Xandar

The brief

Xandar is a turn-based combat game with NFT-linked roster management on Solana. ArgonTeq Inc hired me on a freelance contract to build the playable MVP from scratch and prove the concept end to end. The deliverable was a working demo with combat resolution, round state machine, roster system, and a trailer-ready visual polish; the timeline was three months.

My role

Solo MVP developer under contract with ArgonTeq Inc, working parallel to my full-time Ideofuzion role. I built every system in Blueprints: round state machine, combat resolution, hero abilities, the unit placement layer, the roster management system, the NFT integration surface, and the UI. ArgonTeq's internal team supplied the character animations; I owned everything else.

After I handed off the MVP, ArgonTeq's own engineers picked up the codebase and built on top of it. Two additional heroes were added on the framework I built as a base.

The hard part

The round state machine. Turn-based combat with a fixed sequence of phases (placement, battle, post-battle resolution, next round) sounds simple until you have to make every transition deterministic and recoverable across edge cases. A hero ability that fires during a battle phase has to apply effects, update health, check for KOs, trigger animations, and resolve before the post-battle phase begins; the post-battle phase has to settle damage, check for win and loss conditions, advance the round counter, and reset the placement layer. Every state transition has its own validation gates, and any one of them being slightly wrong meant the next round started in a corrupted state.

The fix was a single Blueprint state machine owning the full round lifecycle, with each phase as a discrete state that read only what it needed and wrote only to its own scope. Sub-state transitions inside each phase (ability resolution order, animation queue, damage accumulation) ran as their own deterministic sequences before yielding to the next top-level state. The shape is unremarkable in hindsight; getting there in the first build of an unfamiliar genre on a three-month MVP clock is what took the time.

What I built

1. Round state machine. Single Blueprint state machine owning placement, battle, post-battle, and next-round phases. Deterministic transitions, scoped reads and writes per phase, recovery paths for ability resolution edge cases.

2. Hero ability framework with inheritance. 6 heroes in the MVP with 3 abilities each (18 abilities total). The ability logic stayed simple by design; the inheritance architecture meant additional heroes and richer ability behaviors could be added without rewriting the framework. ArgonTeq's post-MVP team validated that choice by extending the roster.

3. NFT-linked roster management with mocked Solana lookup. Built the roster system with the on-chain wallet lookup mocked rather than live, behind a clean integration surface. The interface was real, the data source was a stub. ArgonTeq's team replaced the stub with a live Solana call when the game moved past MVP.
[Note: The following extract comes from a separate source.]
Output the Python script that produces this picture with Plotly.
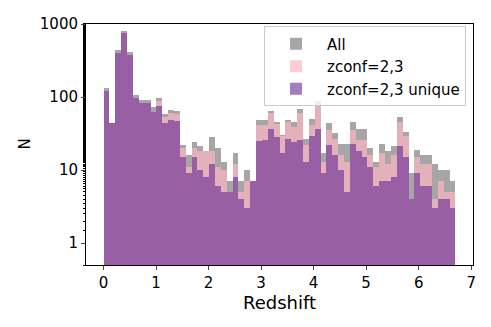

4. Combat resolution layer. Auto-resolution of unit pathing, target selection, damage application, ability firing, and stable end-state detection. The demo had to look watchable without player input during battle phases, which meant tuning combat timing so matches finished at trailer pace.

5. Trailer-ready UI and polish. Hero selection, roster view, placement controls, in-match HUD. Polished enough to carry the MVP trailer on the official YouTube channel.

Results

• MVP shipped on schedule. Three months of solo development produced the playable demo and the official trailer.

• The game is now live on GameSwift (linked above), with two additional heroes added on the inheritance framework I built.

• The trailer at the top of this page is the MVP build I delivered to ArgonTeq.

Tech stack

• Unreal Engine 4.27

• Blueprint

• Solana for NFT roster ownership (lookup mocked in the MVP, integration surface built for the post-MVP team to swap in the live call)

Lessons learned

The Solana on-chain wallet lookup was mocked in the MVP build, not live. I built the NFT-linked roster system with a real integration surface and a stub data source behind it. That let the demo run reliably during the trailer shoot without depending on a Solana RPC endpoint, gas costs, or wallet-connect flows; it also gave the post-MVP team a clean swap point to replace the stub with a live call once the project moved past the demo window. The takeaway was that for MVP deliverables with a fixed demo window, mocking the slowest or most failure-prone external dependency while keeping the integration surface real saves the demo and does not cost the production build any architecture work.